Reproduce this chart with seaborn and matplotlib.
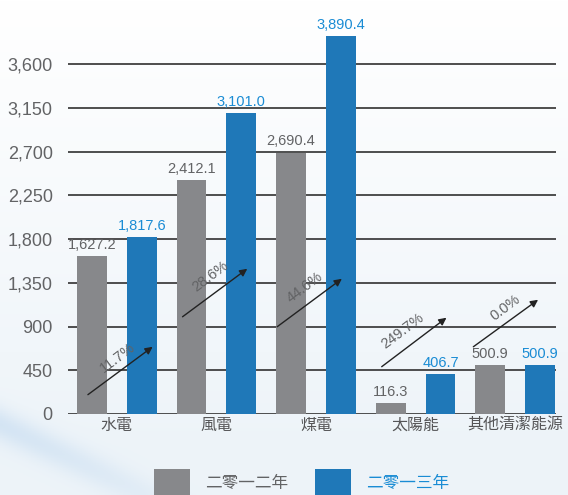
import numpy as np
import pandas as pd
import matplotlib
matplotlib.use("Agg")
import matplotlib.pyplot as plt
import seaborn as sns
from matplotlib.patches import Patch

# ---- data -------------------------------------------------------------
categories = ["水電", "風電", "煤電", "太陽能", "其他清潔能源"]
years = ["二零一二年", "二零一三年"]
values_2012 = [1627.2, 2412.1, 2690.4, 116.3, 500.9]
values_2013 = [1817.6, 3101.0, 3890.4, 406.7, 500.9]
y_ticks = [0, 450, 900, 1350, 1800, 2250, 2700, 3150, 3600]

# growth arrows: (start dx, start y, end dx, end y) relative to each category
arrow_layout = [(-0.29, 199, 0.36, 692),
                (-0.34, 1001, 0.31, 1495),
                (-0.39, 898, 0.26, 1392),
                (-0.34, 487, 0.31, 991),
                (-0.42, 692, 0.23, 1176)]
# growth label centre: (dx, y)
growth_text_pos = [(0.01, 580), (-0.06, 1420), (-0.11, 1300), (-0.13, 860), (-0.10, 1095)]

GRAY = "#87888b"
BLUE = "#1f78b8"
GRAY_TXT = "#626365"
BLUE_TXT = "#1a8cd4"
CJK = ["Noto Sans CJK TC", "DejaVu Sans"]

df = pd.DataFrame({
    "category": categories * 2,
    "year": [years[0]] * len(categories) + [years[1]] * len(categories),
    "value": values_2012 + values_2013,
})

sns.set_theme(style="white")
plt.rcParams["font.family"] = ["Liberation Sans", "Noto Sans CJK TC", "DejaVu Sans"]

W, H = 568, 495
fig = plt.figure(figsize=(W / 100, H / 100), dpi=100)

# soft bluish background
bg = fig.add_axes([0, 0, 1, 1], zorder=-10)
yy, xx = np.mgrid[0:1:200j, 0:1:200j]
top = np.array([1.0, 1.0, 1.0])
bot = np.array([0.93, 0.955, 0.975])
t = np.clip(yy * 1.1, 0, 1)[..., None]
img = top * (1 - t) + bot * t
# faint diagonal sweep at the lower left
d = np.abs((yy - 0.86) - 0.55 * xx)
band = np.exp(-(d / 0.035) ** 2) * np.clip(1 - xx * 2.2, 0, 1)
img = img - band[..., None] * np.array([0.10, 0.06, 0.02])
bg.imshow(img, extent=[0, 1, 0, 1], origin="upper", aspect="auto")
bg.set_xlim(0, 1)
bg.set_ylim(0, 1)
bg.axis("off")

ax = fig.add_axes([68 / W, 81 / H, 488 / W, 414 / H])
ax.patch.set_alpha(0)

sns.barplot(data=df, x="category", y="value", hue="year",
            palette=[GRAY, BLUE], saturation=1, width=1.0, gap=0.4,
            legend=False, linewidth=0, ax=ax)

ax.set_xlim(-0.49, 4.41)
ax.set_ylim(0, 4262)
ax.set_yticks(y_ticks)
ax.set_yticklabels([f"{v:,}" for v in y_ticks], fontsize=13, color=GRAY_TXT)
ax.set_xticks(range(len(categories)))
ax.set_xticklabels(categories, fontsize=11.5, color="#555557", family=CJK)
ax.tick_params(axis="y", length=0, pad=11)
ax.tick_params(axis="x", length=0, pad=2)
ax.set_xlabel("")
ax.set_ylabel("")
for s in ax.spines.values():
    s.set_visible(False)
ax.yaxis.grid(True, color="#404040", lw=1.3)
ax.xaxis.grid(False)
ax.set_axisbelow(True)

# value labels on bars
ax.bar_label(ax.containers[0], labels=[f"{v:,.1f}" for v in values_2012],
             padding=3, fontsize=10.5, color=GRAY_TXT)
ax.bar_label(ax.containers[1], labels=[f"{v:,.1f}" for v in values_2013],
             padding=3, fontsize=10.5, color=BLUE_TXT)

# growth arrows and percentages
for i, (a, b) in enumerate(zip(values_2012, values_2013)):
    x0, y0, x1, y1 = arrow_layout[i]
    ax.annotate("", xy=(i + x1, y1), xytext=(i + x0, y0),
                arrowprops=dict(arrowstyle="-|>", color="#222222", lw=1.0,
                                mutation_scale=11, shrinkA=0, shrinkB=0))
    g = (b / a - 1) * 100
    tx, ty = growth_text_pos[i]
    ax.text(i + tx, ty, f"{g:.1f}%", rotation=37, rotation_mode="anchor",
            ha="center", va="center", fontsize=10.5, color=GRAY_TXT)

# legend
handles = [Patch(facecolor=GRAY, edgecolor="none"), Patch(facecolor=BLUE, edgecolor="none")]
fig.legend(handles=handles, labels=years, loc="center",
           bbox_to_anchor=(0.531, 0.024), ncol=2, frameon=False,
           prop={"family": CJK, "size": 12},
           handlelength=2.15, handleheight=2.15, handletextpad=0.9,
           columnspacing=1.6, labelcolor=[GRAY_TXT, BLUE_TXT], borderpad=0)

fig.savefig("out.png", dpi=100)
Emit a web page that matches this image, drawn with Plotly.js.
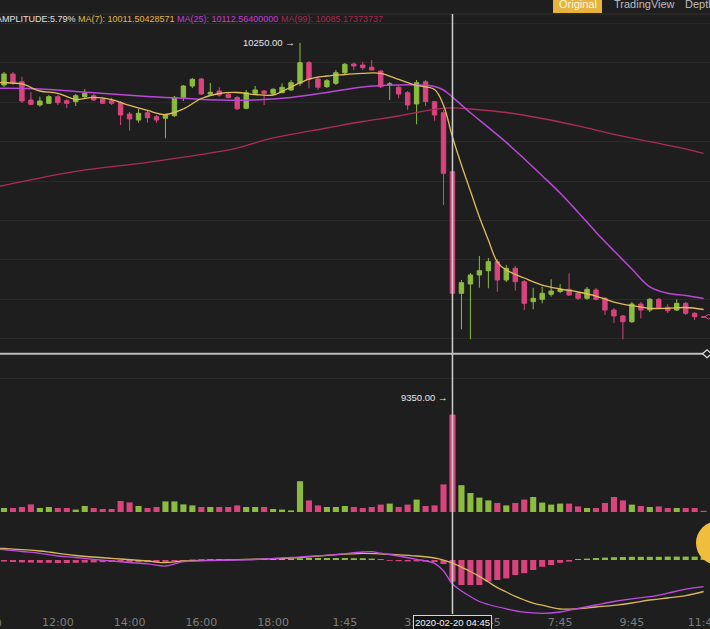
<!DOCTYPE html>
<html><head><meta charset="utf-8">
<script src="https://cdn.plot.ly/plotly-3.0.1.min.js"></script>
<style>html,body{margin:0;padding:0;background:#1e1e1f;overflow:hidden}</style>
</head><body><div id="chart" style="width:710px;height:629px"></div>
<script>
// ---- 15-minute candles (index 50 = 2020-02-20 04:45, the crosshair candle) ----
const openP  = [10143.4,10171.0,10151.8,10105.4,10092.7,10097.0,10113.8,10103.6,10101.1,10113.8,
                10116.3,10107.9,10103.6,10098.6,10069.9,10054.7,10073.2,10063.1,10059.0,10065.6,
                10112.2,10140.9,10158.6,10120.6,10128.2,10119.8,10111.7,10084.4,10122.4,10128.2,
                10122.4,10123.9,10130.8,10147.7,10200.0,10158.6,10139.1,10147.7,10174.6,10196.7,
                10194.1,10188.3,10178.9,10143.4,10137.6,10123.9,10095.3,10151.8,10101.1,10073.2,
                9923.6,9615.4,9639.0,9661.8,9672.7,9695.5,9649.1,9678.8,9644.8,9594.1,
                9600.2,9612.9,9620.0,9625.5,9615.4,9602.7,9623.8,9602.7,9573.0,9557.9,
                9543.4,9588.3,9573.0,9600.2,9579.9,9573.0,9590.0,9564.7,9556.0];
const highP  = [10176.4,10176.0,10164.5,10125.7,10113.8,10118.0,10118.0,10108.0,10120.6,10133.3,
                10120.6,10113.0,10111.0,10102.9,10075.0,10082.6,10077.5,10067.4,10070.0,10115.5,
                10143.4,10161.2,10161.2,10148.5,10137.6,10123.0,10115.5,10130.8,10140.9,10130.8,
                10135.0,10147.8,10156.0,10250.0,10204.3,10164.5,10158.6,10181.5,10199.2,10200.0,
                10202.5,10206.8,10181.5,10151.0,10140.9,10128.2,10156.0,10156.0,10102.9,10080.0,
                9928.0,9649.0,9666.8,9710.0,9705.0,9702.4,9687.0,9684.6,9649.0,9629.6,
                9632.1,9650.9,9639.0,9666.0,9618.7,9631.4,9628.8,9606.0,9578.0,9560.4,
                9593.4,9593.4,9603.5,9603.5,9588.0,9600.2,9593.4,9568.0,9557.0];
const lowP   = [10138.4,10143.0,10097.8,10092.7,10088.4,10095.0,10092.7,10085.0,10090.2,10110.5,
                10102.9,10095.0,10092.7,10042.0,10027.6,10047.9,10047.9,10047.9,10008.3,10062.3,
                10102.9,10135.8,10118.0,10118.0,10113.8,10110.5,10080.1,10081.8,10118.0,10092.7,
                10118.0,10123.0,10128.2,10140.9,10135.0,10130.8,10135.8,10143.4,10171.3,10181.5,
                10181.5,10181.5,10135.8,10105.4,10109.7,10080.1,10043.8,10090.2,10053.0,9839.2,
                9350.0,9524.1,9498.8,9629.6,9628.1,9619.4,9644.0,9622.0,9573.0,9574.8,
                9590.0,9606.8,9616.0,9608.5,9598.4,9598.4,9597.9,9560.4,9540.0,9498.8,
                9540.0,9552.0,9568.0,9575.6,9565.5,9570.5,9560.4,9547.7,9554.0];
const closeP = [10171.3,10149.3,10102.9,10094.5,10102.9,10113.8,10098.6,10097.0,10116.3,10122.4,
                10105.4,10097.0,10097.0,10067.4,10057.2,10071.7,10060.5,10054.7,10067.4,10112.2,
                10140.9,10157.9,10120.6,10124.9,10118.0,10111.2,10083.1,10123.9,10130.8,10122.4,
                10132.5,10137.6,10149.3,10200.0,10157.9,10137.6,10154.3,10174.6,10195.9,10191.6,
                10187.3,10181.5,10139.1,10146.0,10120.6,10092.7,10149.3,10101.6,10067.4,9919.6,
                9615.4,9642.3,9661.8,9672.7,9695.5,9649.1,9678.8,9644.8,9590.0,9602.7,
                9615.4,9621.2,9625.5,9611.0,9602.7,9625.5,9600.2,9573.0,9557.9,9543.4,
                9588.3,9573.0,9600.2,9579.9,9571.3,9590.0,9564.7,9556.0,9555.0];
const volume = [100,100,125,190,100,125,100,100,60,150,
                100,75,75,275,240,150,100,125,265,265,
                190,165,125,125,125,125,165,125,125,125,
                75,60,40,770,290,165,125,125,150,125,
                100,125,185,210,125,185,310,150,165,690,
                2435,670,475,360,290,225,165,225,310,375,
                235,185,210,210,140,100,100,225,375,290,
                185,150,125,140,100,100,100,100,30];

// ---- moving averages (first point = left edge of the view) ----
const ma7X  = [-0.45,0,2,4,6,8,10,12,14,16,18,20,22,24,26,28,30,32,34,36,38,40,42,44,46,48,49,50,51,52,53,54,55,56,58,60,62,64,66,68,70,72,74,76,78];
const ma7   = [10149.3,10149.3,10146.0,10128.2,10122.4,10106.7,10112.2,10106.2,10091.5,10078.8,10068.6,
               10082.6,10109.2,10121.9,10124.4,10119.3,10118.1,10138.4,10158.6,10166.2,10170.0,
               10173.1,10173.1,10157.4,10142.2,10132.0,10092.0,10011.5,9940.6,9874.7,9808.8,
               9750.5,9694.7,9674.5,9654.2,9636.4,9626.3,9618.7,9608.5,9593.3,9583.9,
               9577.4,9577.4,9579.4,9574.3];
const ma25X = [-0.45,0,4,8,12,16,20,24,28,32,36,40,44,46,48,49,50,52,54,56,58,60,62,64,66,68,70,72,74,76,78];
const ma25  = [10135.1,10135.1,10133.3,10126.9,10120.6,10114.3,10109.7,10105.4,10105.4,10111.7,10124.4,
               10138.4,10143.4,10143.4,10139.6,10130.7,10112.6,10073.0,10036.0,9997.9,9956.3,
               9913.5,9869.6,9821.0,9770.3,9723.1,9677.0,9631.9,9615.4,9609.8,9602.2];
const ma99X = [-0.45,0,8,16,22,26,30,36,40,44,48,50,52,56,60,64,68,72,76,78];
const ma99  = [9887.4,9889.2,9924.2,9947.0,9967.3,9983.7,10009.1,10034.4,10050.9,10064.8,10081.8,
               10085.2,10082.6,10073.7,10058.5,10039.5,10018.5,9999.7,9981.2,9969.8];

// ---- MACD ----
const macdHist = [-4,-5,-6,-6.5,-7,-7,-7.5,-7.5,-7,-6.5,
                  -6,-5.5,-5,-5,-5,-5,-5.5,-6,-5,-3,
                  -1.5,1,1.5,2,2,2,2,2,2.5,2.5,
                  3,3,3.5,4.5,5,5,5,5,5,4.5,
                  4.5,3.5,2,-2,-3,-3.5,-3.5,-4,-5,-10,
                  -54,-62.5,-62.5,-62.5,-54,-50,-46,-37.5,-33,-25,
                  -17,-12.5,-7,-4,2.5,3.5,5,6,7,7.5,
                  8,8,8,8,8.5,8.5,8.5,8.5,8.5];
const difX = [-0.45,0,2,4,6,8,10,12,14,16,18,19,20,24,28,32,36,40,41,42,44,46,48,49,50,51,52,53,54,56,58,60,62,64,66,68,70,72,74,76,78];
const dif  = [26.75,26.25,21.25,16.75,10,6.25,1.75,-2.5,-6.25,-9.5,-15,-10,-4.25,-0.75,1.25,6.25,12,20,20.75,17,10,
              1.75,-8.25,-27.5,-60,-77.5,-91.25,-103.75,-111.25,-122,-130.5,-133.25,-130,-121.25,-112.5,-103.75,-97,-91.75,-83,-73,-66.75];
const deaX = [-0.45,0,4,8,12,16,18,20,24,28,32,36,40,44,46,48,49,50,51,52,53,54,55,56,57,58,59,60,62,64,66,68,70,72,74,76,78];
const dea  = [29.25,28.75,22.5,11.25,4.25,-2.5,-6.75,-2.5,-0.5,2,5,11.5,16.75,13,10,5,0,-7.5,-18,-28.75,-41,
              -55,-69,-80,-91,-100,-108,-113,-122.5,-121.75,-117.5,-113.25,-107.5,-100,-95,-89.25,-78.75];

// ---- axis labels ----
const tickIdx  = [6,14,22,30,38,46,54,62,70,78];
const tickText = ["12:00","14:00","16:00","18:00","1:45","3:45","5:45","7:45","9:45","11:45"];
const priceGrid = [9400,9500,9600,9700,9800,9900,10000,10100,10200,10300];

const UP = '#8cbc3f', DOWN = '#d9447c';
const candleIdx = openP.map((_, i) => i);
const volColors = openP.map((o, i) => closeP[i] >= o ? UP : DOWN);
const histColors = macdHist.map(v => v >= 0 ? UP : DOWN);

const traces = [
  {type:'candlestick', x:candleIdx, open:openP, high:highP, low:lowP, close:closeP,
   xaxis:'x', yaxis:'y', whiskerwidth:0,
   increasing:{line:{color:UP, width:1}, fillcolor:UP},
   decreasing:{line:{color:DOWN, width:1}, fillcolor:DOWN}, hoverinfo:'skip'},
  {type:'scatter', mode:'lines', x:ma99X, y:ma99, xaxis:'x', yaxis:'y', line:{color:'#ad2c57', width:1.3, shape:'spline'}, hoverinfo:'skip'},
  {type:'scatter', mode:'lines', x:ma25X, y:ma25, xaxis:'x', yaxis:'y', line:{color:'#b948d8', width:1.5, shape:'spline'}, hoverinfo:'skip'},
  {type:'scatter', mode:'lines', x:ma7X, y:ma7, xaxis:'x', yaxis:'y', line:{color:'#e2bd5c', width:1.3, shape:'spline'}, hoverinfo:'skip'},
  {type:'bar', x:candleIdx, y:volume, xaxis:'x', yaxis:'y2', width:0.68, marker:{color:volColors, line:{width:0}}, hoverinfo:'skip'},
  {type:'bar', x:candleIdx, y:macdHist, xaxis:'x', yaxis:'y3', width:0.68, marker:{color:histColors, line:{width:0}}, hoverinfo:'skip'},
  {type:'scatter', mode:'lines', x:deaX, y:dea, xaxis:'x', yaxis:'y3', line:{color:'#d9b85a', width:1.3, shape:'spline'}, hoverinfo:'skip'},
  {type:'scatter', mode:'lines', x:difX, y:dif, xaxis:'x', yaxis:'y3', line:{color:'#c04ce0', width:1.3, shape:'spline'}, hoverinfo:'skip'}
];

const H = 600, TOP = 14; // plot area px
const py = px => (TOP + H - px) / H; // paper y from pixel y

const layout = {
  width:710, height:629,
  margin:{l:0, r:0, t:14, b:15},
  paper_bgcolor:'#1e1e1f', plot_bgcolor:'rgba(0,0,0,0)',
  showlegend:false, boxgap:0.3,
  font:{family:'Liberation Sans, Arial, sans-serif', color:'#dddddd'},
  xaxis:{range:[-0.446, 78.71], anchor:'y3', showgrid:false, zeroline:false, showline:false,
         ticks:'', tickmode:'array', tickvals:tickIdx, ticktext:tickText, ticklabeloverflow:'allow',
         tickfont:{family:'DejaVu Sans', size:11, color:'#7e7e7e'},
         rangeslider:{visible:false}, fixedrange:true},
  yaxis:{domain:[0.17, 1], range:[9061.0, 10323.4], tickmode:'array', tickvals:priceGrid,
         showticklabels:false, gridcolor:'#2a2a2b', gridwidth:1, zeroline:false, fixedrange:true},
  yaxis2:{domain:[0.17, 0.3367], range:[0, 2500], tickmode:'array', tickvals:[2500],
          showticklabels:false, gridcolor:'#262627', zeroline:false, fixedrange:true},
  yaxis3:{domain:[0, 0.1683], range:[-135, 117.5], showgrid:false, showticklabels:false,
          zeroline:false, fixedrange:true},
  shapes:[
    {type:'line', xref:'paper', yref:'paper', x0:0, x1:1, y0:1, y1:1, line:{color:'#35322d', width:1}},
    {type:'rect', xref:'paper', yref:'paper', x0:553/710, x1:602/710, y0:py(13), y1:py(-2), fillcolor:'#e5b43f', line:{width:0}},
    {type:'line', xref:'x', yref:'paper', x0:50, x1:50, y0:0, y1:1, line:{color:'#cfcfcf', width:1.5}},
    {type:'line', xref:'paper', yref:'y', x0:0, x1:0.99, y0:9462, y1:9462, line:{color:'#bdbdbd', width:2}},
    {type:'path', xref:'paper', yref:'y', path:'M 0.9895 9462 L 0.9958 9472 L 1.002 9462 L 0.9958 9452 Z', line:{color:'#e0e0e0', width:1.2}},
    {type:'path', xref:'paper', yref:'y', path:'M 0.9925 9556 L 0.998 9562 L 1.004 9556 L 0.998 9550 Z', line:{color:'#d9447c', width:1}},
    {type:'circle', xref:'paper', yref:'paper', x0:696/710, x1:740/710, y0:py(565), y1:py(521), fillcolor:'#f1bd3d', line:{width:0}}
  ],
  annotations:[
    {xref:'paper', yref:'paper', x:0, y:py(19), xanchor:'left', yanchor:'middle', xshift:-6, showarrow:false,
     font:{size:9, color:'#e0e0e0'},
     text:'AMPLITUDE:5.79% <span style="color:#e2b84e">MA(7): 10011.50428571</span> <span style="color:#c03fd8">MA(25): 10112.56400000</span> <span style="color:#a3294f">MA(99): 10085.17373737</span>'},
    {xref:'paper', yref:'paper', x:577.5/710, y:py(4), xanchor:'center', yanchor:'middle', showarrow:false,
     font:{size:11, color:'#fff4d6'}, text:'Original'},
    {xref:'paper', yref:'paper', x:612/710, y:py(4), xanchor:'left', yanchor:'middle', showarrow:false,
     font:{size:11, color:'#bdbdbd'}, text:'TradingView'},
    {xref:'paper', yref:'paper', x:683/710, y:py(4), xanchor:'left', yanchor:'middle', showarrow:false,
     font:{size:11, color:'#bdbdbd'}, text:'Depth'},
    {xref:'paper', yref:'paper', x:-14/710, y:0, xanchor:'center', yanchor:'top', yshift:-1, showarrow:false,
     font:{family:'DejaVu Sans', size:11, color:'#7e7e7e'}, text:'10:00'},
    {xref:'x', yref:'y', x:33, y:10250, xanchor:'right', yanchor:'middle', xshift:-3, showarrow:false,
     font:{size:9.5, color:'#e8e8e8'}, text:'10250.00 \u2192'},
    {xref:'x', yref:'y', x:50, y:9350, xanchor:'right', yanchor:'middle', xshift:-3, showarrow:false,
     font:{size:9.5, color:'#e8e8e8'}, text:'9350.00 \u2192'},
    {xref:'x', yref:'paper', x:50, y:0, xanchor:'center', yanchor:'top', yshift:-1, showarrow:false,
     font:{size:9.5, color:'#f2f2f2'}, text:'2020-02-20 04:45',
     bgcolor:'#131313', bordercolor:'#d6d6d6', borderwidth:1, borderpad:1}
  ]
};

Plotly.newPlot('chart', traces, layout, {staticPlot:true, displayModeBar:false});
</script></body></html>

▸ **Exercise requirements**: Which lines of the data above contain "this"? Copy each one.

▸ **Correct result**:
Reproduce this chart with seaborn and matplotlib.
Emit a web page that matches this image, drawn with Plotly.js.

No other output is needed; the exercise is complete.